• REQUIRED WORK: From the first line of the data below through the line holding "ax = fig.add_axes([(cx", output each line exactly and leave the pictures out.
■ ■ ■ ■ ■ ■ ■
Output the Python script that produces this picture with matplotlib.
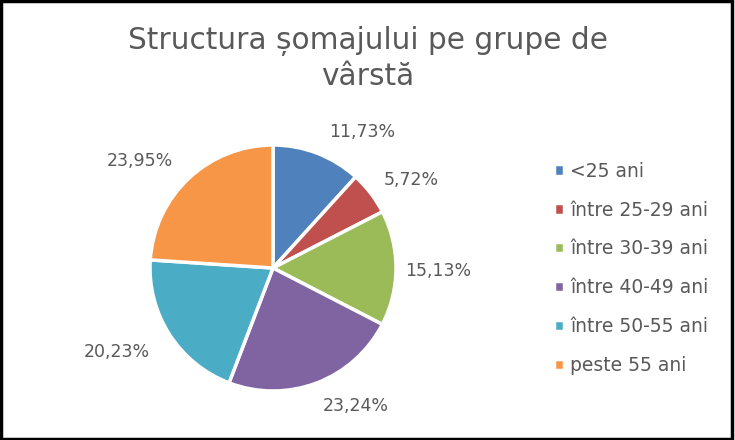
import matplotlib.pyplot as plt
import numpy as np
from matplotlib.patches import Rectangle

# date grafic
categorii = ["<25 ani", "între 25-29 ani", "între 30-39 ani",
             "între 40-49 ani", "între 50-55 ani", "peste 55 ani"]
procente = [11.73, 5.72, 15.13, 23.24, 20.23, 23.95]
culori = ["#4F81BD", "#C0504D", "#9BBB59", "#8064A2", "#4BACC6", "#F79646"]

gri = "#595959"
plt.rcParams['font.family'] = ['DejaVu Sans']

fig = plt.figure(figsize=(7.35, 4.4), dpi=100)

# pie: centru ~(273,268) px, raza ~123 px
R = 123
cx, cy = 273, 268
ax = fig.add_axes([(cx - R) / 735, (440 - cy - R) / 440, 2 * R / 735, 2 * R / 440])

wedges, texts = ax.pie(
    procente, colors=culori, startangle=90, counterclock=False,
    wedgeprops=dict(edgecolor="white", linewidth=2.5))
ax.set_xlim(-1, 1)
ax.set_ylim(-1, 1)
ax.set_aspect("equal")

# etichete puse ca in Excel ("best fit"): deplasare unghi / distanta
decalaj_unghi = [-12, -5, -1, 10, -4.5, 8]
distanta = [1.32, 1.33, 1.34, 1.31, 1.44, 1.39]
for w, p, da, d in zip(wedges, procente, decalaj_unghi, distanta):
    a = np.deg2rad((w.theta1 + w.theta2) / 2 + da)
    ax.text(d * np.cos(a), d * np.sin(a), f"{p:.2f}%".replace(".", ","),
            ha="center", va="center", fontsize=12.5, color=gri)

fig.suptitle("Structura șomajului pe grupe de\nvârstă", x=0.5, y=0.942,
             fontsize=21.3, color=gri, linespacing=1.29)

leg = fig.legend(wedges, categorii, loc="center left",
                 bbox_to_anchor=(0.731, 0.39), frameon=False,
                 fontsize=13.5, labelcolor=gri, handlelength=0.55,
                 handleheight=0.55, handletextpad=0.3, labelspacing=1.06)

# chenar negru in jurul figurii
fig.patches.append(Rectangle((0.002, 0.002), 0.994, 0.995, transform=fig.transFigure,
                             fill=False, edgecolor="black", linewidth=2.5))

fig.savefig("out.png", dpi=100)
■ ■ ■ ■ ■ ■ ■
• WRITTEN RESPONSE:
Output the Python script that produces this picture with matplotlib.
import matplotlib.pyplot as plt
import numpy as np
from matplotlib.patches import Rectangle

# date grafic
categorii = ["<25 ani", "între 25-29 ani", "între 30-39 ani",
             "între 40-49 ani", "între 50-55 ani", "peste 55 ani"]
procente = [11.73, 5.72, 15.13, 23.24, 20.23, 23.95]
culori = ["#4F81BD", "#C0504D", "#9BBB59", "#8064A2", "#4BACC6", "#F79646"]

gri = "#595959"
plt.rcParams['font.family'] = ['DejaVu Sans']

fig = plt.figure(figsize=(7.35, 4.4), dpi=100)

# pie: centru ~(273,268) px, raza ~123 px
R = 123
cx, cy = 273, 268
ax = fig.add_axes([(cx - R) / 735, (440 - cy - R) / 440, 2 * R / 735, 2 * R / 440])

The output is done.